The trap of the empty wireframe
There is a familiar way to start a small-business website. You open Figma, you draw a header with a logo and four navigation links, you add a hero with Lorem ipsum and a 16:9 placeholder, you stack three feature cards beneath, you add a testimonials carousel, you finish with a CTA strip. You show it to the client. The client says looks great, can you make the logo bigger.
Nothing about this process surfaces the actual decisions of the site. The wireframe is a stage set. It tells you nothing about what the homepage should say, what tone of voice the business should use, which three things matter most, which form of social proof works for this trade. It hides those decisions inside Lorem ipsum, which is exactly the wrong place to hide them.

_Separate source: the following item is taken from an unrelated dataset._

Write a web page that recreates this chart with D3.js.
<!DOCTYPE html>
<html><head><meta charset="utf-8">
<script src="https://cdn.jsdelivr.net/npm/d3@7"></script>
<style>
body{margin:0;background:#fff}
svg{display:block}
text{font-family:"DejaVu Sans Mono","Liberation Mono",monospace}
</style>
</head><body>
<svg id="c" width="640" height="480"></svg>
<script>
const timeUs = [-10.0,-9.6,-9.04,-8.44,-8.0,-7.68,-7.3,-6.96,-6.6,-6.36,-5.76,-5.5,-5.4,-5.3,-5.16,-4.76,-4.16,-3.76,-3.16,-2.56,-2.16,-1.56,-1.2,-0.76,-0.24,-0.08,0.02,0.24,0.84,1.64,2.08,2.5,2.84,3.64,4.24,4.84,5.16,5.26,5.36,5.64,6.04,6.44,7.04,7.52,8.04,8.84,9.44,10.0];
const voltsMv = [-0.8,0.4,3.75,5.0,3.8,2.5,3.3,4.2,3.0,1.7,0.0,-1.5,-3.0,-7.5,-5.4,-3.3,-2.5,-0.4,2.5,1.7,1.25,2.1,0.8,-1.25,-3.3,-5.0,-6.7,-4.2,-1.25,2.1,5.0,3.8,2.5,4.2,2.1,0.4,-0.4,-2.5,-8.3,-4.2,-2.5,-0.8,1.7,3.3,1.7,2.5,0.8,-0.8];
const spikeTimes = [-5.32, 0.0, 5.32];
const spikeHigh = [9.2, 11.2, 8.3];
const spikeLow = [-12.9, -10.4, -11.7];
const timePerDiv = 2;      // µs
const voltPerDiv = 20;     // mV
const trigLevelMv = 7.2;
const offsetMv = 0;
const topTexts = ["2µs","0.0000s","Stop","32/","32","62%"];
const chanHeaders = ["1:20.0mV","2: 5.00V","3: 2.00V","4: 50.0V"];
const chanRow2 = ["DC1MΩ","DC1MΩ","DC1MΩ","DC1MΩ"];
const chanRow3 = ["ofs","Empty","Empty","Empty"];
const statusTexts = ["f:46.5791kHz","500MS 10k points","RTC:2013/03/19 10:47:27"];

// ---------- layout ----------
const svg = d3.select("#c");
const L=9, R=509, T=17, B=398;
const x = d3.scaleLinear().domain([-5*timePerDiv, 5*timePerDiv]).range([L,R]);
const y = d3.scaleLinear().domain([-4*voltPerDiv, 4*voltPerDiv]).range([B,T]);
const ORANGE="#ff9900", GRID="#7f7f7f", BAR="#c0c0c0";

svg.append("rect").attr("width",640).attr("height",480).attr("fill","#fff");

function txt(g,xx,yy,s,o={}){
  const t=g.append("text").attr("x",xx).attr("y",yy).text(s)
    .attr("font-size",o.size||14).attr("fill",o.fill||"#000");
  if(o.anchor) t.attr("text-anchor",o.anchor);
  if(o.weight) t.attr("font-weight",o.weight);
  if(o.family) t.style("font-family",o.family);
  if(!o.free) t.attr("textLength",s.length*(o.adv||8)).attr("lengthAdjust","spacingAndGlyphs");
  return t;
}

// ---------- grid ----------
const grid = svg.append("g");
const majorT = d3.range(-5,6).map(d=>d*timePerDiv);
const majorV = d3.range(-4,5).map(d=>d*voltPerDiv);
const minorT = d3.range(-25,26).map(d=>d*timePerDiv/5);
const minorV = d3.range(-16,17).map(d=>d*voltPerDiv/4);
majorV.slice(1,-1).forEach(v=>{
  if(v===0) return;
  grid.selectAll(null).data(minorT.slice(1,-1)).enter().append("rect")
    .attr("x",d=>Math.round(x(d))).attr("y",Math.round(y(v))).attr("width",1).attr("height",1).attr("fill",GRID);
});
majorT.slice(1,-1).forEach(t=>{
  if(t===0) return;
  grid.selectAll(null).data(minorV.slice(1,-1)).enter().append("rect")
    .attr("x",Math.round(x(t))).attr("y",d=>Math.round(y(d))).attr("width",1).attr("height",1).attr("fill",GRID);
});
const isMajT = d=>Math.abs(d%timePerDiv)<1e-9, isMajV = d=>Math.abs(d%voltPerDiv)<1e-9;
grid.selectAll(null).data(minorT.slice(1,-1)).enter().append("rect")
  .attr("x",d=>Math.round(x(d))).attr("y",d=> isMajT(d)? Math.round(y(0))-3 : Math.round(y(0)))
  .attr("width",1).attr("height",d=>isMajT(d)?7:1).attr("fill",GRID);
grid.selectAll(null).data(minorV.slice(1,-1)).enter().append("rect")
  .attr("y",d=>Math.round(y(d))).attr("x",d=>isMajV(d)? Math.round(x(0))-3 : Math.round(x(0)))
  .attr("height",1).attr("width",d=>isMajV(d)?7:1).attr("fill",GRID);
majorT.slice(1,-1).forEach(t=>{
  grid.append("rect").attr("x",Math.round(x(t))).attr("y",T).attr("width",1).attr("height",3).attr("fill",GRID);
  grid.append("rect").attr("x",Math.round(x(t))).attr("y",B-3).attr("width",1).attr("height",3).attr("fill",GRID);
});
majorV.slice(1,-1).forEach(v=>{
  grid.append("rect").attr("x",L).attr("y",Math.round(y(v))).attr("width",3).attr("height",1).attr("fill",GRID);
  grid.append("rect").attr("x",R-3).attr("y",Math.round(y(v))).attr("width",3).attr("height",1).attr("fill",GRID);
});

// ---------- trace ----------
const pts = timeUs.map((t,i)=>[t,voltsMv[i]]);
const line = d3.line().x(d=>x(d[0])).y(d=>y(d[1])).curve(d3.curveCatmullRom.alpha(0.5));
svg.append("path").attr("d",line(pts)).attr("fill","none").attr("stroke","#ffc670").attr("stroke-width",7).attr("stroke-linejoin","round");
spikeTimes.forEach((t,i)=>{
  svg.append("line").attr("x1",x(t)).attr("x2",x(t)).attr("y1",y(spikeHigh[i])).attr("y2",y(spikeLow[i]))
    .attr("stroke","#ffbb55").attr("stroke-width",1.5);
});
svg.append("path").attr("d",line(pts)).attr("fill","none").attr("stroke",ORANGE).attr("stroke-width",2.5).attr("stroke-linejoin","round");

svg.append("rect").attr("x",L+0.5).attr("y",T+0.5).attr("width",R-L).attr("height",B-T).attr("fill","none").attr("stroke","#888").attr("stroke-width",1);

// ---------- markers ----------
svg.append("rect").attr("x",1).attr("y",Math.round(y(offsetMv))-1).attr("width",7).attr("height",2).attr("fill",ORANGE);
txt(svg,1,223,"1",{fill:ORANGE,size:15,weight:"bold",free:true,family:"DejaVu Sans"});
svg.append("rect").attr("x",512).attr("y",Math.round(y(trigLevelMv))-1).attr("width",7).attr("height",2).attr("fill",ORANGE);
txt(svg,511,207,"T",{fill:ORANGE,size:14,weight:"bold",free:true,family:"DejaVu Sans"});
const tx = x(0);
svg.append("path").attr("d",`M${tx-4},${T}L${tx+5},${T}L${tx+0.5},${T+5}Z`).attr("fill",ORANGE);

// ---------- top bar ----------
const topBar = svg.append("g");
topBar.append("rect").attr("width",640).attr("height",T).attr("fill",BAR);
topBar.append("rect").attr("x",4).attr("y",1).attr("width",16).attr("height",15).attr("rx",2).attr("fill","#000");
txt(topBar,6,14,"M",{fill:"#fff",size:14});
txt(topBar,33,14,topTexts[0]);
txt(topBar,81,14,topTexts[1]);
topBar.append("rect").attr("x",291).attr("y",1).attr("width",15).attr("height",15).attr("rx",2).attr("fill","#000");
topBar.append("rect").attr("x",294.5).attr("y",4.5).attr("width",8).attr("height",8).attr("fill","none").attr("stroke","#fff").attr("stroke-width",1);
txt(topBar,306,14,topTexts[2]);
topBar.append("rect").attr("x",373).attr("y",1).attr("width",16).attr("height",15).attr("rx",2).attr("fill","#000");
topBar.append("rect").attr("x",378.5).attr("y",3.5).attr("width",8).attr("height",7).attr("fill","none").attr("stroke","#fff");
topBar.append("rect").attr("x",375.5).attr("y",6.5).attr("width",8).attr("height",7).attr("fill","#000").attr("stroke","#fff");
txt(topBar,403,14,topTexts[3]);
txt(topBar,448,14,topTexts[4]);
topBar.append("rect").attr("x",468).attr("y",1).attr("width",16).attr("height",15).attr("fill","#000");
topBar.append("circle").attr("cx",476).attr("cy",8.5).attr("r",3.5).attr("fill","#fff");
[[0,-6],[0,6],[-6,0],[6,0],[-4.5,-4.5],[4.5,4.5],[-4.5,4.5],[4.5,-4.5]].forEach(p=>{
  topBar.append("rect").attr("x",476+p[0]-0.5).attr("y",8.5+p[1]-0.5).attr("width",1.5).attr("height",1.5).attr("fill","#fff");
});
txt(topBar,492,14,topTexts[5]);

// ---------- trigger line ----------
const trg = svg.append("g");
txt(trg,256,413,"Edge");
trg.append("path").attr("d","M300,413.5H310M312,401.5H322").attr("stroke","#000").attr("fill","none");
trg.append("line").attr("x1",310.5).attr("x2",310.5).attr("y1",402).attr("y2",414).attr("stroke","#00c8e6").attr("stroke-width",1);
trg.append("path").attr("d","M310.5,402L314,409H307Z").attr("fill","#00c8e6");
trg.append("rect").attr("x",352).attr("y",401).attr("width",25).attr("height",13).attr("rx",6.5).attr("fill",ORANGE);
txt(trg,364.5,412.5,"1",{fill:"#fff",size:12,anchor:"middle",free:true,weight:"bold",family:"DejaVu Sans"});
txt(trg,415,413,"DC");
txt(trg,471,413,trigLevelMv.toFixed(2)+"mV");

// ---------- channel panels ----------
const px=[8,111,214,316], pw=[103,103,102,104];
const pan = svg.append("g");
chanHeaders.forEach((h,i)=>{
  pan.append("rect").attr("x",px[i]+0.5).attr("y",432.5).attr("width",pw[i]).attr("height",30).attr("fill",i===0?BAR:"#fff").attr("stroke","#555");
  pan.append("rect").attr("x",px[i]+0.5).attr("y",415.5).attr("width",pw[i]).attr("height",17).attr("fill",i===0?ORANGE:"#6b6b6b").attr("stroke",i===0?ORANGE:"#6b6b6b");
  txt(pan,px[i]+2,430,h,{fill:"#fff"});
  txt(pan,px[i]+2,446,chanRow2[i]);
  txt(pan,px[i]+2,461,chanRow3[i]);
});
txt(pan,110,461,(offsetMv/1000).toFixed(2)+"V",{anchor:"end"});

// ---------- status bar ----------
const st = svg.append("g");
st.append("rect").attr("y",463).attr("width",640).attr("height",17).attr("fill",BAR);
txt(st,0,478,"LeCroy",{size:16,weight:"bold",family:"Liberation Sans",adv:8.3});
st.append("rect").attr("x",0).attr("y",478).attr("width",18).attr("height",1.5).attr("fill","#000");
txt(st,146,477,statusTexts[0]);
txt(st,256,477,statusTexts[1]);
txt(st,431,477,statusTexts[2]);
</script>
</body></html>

The wireframe is a stage set. It hides the actual decisions of the site inside Lorem ipsum, which is exactly the wrong place to hide them.
The plain-text first draft
Our first deliverable on every project is a plain text document. Not a Figma file, not a screenshot, not a moodboard, just a Google Doc with the entire homepage written out as readable English, in the order it will appear on the page. Headlines as headings, paragraphs as paragraphs, calls to action as one-line buttons. No design, no images, no fonts.
The document is roughly six pages long for a five-section homepage. It takes us about a day to write and about an hour for the client to read. By the end of that hour, we know what the site says. The remaining design work is then a matter of expressing that content, not discovering it.
Three things the doc forces
Writing forces specificity. A wireframe can hold a card called Feature 1. A text document cannot. Feature 1 has to be a real sentence the business is willing to say, signed and out loud. Many feature ideas die at this step. The ones that survive are the ones worth designing.
Writing forces hierarchy. On a wireframe, three feature cards look equally important because they're equally sized. In writing, the order matters: the first thing read is read more than the third. We argue about ordering on the document and arrive at design with that argument already settled.
Writing forces brevity. A 320-character paragraph that reads fine inside a 540px column reads as a wall on a phone. We learn this earlier by setting the doc in a narrow column and reading it out loud. Words that don't survive that reading don't make it to design.
What's left for design
When the writing is done, the design work is roughly halved, not because design is less valuable but because the questions design used to answer are now answered by writing. Type hierarchy follows content hierarchy. Image direction follows the words those images need to support. Layout follows the rhythm of the prose.
What's left for design is the part design is best at: atmosphere. Color, typography, motion, restraint, surprise. Those decisions are made over an established content armature, which means they make the writing better rather than fighting with it. Writing first is not less design. It's the prerequisite for the design we actually want to make.